The Tomorrow People (90s revival)

Teenagers "break out" with telepathy, telekinesis, and teleportation, and find themselves drawn to a sentient psychic spaceship on a South Pacific island. The British revival of a 70s cult classic aired on Nickelodeon from 1992 to 1995 — and lives on for US viewers as a fever-dream memory many later doubted was real. It was real, and it was genuinely on Nick.

The Tomorrow People began as a British cult classic: Thames Television's original ran on ITV from April 30, 1973 to February 19, 1979 — 68 episodes about ordinary kids who "break out," spontaneously developing paranormal powers of telepathy, telekinesis, and teleportation. One rule defined them: a psychological barrier means a Tomorrow Person cannot intentionally kill.

The 1992 revival brought the idea to a new generation with a new home base — in place of the original's secret Lab, the young cast was drawn to a sentient psychic spaceship on an island in the South Pacific. Produced by Tetra Films and Reeves Entertainment for Thames and later Central, with Nickelodeon as the US partner, it premiered November 18, 1992 and ran through March 8, 1995 — 25 episodes across three seasons. The American commitment was real: the pilot was filmed at Nickelodeon Studios in Florida in April 1992, and the show aired on Nickelodeon in the US. Kristian Schmid led the cast as Adam Newman, alongside Christian Tessier, Adam Pearce, and Kristen Ariza — plus a young Naomie Harris, later Moneypenny in the James Bond films, as Ami Jackson in seasons two and three.

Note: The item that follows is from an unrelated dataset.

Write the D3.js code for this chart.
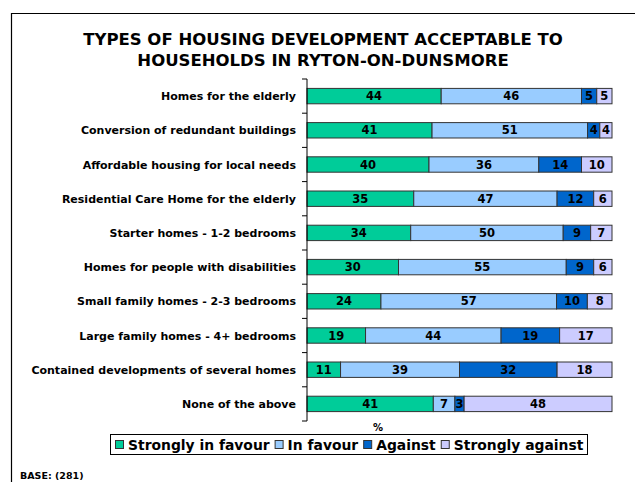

For American kids who caught it on Nickelodeon, the show lingers as a half-remembered fever dream: British accents, teleporting teens, an alien ship on a tropical island. Plenty grew up doubting they hadn't invented it. A separate American remake aired one season on The CW in 2013, but the 90s revival — genuinely strange, genuinely real — is the version that haunts the memory of everyone who found it as a kid.